Note 6 Please make sure that the shareholder himself/herself signs this proxy form. However, if the shareholder is a corporation, the person registered in advance as the signatory must sign this proxy form, or the representative of the corporation must sign or affix his/her name and seal.

Note 7 If your shares are held jointly with others, signature of the person exercising the voting rights of whom the Company has been notified in advance will be enough, but filling in the names of individual or entity and home or main office address of all the joint shareholders is required.

Note 8 Proxies are advised to submit the proxy form (signed and completed by the shareholder in accordance with the above Notes 1 to 7) to the reception desk of the AGM on the day thereof.
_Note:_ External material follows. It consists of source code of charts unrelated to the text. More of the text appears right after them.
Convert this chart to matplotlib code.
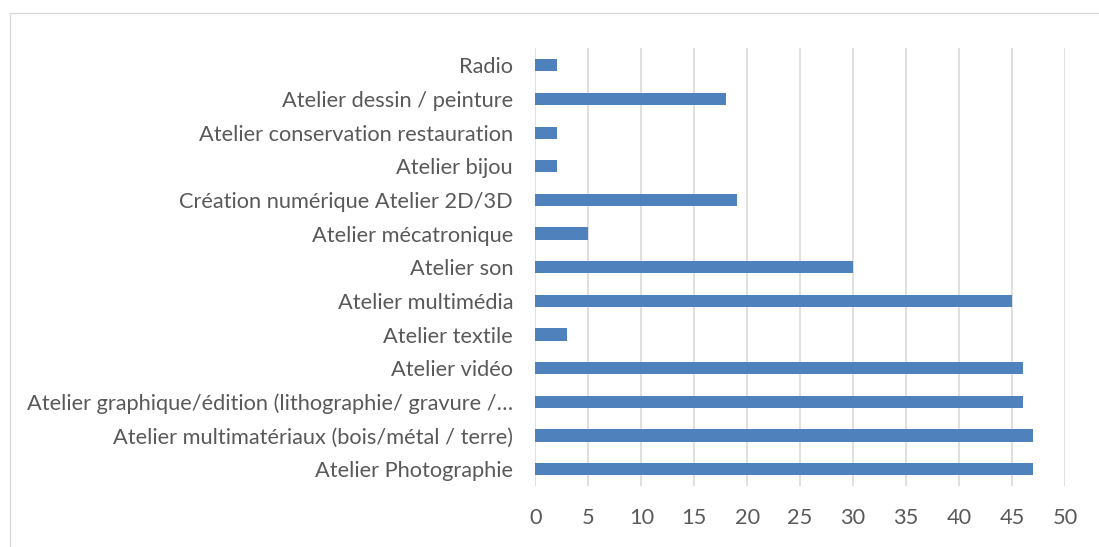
import matplotlib.pyplot as plt
from matplotlib.patches import Rectangle

categories = [
    "Atelier Photographie",
    "Atelier multimatériaux (bois/métal / terre)",
    "Atelier graphique/édition (lithographie/ gravure /…",
    "Atelier vidéo",
    "Atelier textile",
    "Atelier multimédia",
    "Atelier son",
    "Atelier mécatronique",
    "Création numérique Atelier 2D/3D",
    "Atelier bijou",
    "Atelier conservation restauration",
    "Atelier dessin / peinture",
    "Radio",
]
values = [47, 47, 46, 46, 3, 45, 30, 5, 19, 2, 2, 18, 2]
x_ticks = [0, 5, 10, 15, 20, 25, 30, 35, 40, 45, 50]

plt.rcParams['font.family'] = ['Lato', 'DejaVu Sans']

fig = plt.figure(figsize=(10.99, 5.47), dpi=100)
ax = fig.add_axes([0.4871, 0.1115, 0.482, 0.800])

ax.barh(range(len(categories)), values, height=0.36, color='#4F81BD', zorder=3)
ax.set_yticks(range(len(categories)))
ax.set_yticklabels(categories)
ax.set_ylim(-0.5, len(categories) - 0.5)
ax.set_xlim(0, 50)
ax.set_xticks(x_ticks)

ax.grid(axis='x', color='#D9D9D9', linewidth=1.2, zorder=0)
for s in ax.spines.values():
    s.set_visible(False)
ax.tick_params(axis='both', length=0, labelsize=15.7, labelcolor='#595959')
ax.tick_params(axis='y', pad=16)
ax.tick_params(axis='x', pad=16)

fig.patches.append(Rectangle((10 / 1099, -0.05), 1.2, 1 - 13 / 547 + 0.05,
                             transform=fig.transFigure, fill=False,
                             edgecolor='#D9D9D9', linewidth=1))

fig.savefig("out.png", dpi=100)
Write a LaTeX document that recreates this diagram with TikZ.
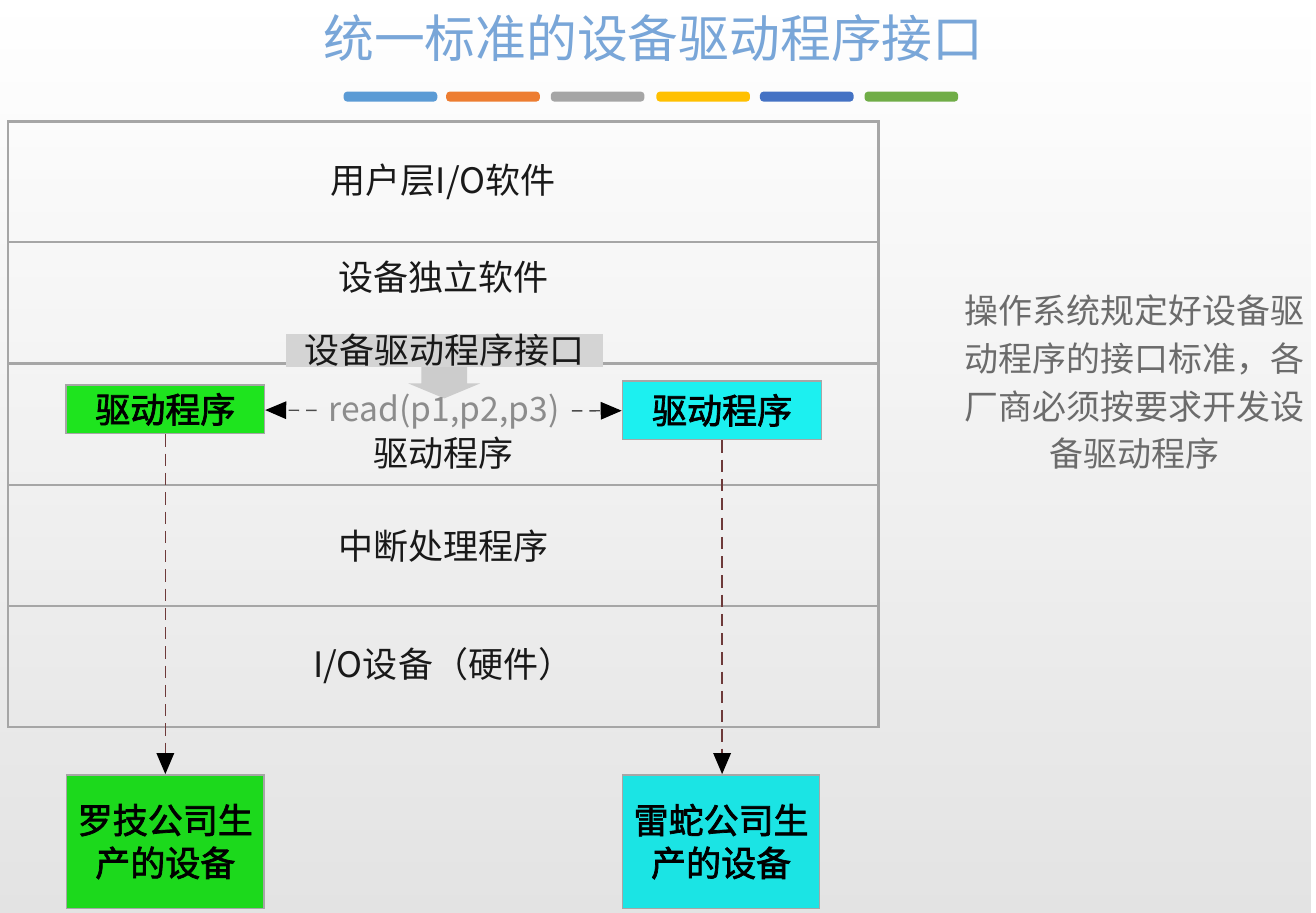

If the shareholder completed the proxy form but left the proxy's name and address blank, please send the proxy form by mail to the location of the AGM no later than the day thereof OR deposit at the Company's share registrar, Computershare Hong Kong Investor Services Limited, at 17M Floor, Hopewell Centre, 183 Queen's Road East, Wan Chai, Hong Kong not less than 48 hours before the time appointed for holding the AGM.

Note 9 Proxies do not need to be a shareholder of the Company.

Note 10 Completion and return of this proxy form will not preclude you from attending and voting in person at the AGM thereof if you so wish, and in such case, this proxy form will be deemed to be revoked.